Directions
Copy exactly the lines from the start of the material through the line with "const lastDay = 203;". Pictures stay out of the copy.
^^^^^^^^
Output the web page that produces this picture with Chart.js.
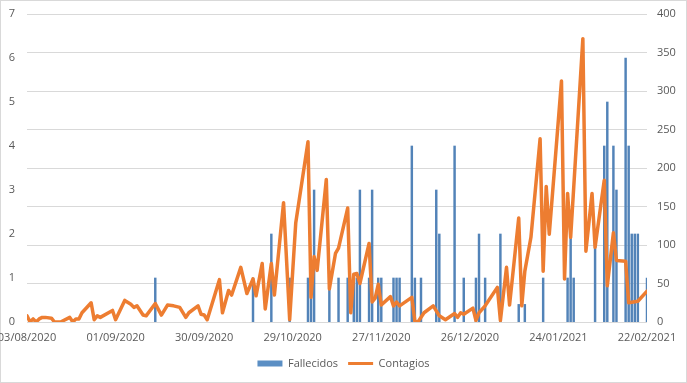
<!DOCTYPE html>
<html><head><meta charset="utf-8">
<script src="https://cdn.jsdelivr.net/npm/chart.js@4.4.1/dist/chart.umd.min.js"></script>
<style>html,body{margin:0;padding:0;background:#fff}#wrap{width:687px;height:383px;position:relative}</style>
</head><body><div id="wrap"><canvas id="c" width="687" height="383"></canvas></div>
<script>
// x-axis tick labels (every 29 days from 03/08/2020)
const tickLabels = ['03/08/2020','01/09/2020','30/09/2020','29/10/2020','27/11/2020','26/12/2020','24/01/2021','22/02/2021'];
const tickStepDays = 29;
const lastDay = 203;

// Fallecidos (left axis) : day offset from 03/08/2020 and value
const fallecidosDays   = [42,74,80,86,92,93,94,99,102,105,107,108,109,112,113,115,116,120,121,122,126,127,129,134,135,140,143,147,148,150,155,161,163,169,177,178,179,186,189,190,192,193,196,197,198,199,200,203];
const fallecidosValues = [1, 1, 2, 1, 1, 1, 3, 1, 1,  1,  1,  1,  3,  1,  3,  1,  1,  1,  1,  1,  4,  1,  1,  3,  2,  4,  1,  1,  2,  1,  2,  0.4,0.4,1, 1,  2,  1,  2,  4,  5,  4,  3,  6,  4,  2,  2,  2,  1];

// Contagios (right axis)
const contagiosDays   = [0,1,2,3,4,5,6,8,9,11,14,15,16,17,18,21,22,23,24,28,29,32,34,35,36,38,39,42,44,46,48,50,52,53,56,57,58,59,63,64,66,67,70,72,74,75,77,78,80,81,84,86,88,92,93,94,95,98,99,101,102,105,106,107,108,109,112,113,114,115,116,119,120,121,122,126,127,128,130,133,135,137,140,141,142,143,146,147,148,150,154,155,157,158,161,162,163,165,168,169,170,171,175,176,177,178,182,183,185,186,189,190,192,193,196,197,200,203];
const contagiosValues = [8,0,4,0,4,6,6,5,0,0,6,0,4,4,12,25,3,8,6,15,3,28,23,19,21,9,8,24,9,22,21,19,6,12,21,10,9,3,55,12,41,35,71,37,56,34,76,17,76,35,155,3,129,234,32,85,67,185,43,89,96,148,12,62,63,50,102,26,31,49,22,33,21,26,21,32,1,0,12,21,8,3,11,6,12,10,18,2,12,21,45,2,71,22,135,21,66,110,238,66,176,114,313,56,167,110,368,92,167,97,184,47,116,80,79,25,27,40];

const barData = fallecidosDays.map((d, i) => ({x: d, y: fallecidosValues[i]}));
const lineData = contagiosDays.map((d, i) => ({x: d, y: contagiosValues[i]}));

const textColor = '#595959';
const gridColor = '#d9d9d9';
const fontFam = "'Open Sans', 'Liberation Sans', sans-serif";

const frame = {
  id: 'frame',
  beforeDraw(chart) {
    const ctx = chart.ctx;
    ctx.save();
    ctx.fillStyle = '#fff';
    ctx.fillRect(0, 0, chart.width, chart.height);
    ctx.strokeStyle = '#d9d9d9';
    ctx.lineWidth = 1;
    ctx.strokeRect(0.5, 0.5, chart.width - 1, chart.height - 1);
    ctx.restore();
  }
};

new Chart(document.getElementById('c'), {
  type: 'bar',
  data: {
    datasets: [
      {
        label: 'Fallecidos',
        data: barData,
        yAxisID: 'yL',
        backgroundColor: '#5283B8',
        borderWidth: 0,
        barThickness: 1.8,
        order: 1
      },
      {
        type: 'line',
        label: 'Contagios',
        data: lineData,
        yAxisID: 'yR',
        borderColor: '#ED7D31',
        backgroundColor: '#ED7D31',
        borderWidth: 3.5,
        pointRadius: 0,
        tension: 0,
        borderJoinStyle: 'round',
        borderCapStyle: 'round',
        order: 0
      }
    ]
  },
  options: {
    responsive: false,
    animation: false,
    devicePixelRatio: 1,
    layout: { padding: { left: 0, right: 0, top: 14, bottom: 4 } },
    plugins: {
      tooltip: { enabled: false },
      legend: {
        position: 'bottom',
        labels: {
          color: textColor,
          font: { family: fontFam, size: 11 },
          usePointStyle: true,
          pointStyleWidth: 25,
          boxHeight: 6,
          padding: 10,
          generateLabels(chart) {
            const items = Chart.defaults.plugins.legend.labels.generateLabels(chart);
            items.forEach(it => {
              if (it.datasetIndex === 0) { it.pointStyle = 'rect'; it.lineWidth = 0; it.fillStyle = '#5B8FC4'; }
              else { it.pointStyle = 'line'; it.lineWidth = 3; }
            });
            return items.sort((a, b) => a.datasetIndex - b.datasetIndex);
          }
        }
      }
    },
    scales: {
      x: {
        type: 'linear',
        min: 0,
        max: lastDay,
        offset: false,
        grid: { display: false, drawTicks: false },
        border: { display: false },
        ticks: {
          stepSize: tickStepDays,
          autoSkip: false,
          maxRotation: 0,
          padding: 9,
          color: textColor,
          font: { family: fontFam, size: 11 },
          callback: (v) => tickLabels[Math.round(v / tickStepDays)]
        },
        afterFit(s) { s.height = 26; s.paddingLeft = 0; s.paddingRight = 0; }
      },
      yL: {
        position: 'left',
        min: 0,
        max: 7,
        grid: { display: false, drawTicks: false },
        border: { display: false },
        ticks: { stepSize: 1, color: textColor, padding: 12, font: { family: fontFam, size: 11 } },
        afterFit(s) { s.width = 27; s.paddingTop = 0; s.paddingBottom = 0; }
      },
      yR: {
        position: 'right',
        min: 0,
        max: 400,
        grid: { color: gridColor, lineWidth: 1, drawTicks: false },
        border: { display: false },
        ticks: { stepSize: 50, color: textColor, padding: 10, font: { family: fontFam, size: 11 } },
        afterFit(s) { s.width = 40; s.paddingTop = 0; s.paddingBottom = 0; }
      }
    }
  },
  plugins: [frame]
});
</script>
</body></html>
^^^^^^^^
Answer for this exercise
Output the web page that produces this picture with Chart.js.
<!DOCTYPE html>
<html><head><meta charset="utf-8">
<script src="https://cdn.jsdelivr.net/npm/chart.js@4.4.1/dist/chart.umd.min.js"></script>
<style>html,body{margin:0;padding:0;background:#fff}#wrap{width:687px;height:383px;position:relative}</style>
</head><body><div id="wrap"><canvas id="c" width="687" height="383"></canvas></div>
<script>
// x-axis tick labels (every 29 days from 03/08/2020)
const tickLabels = ['03/08/2020','01/09/2020','30/09/2020','29/10/2020','27/11/2020','26/12/2020','24/01/2021','22/02/2021'];
const tickStepDays = 29;
const lastDay = 203;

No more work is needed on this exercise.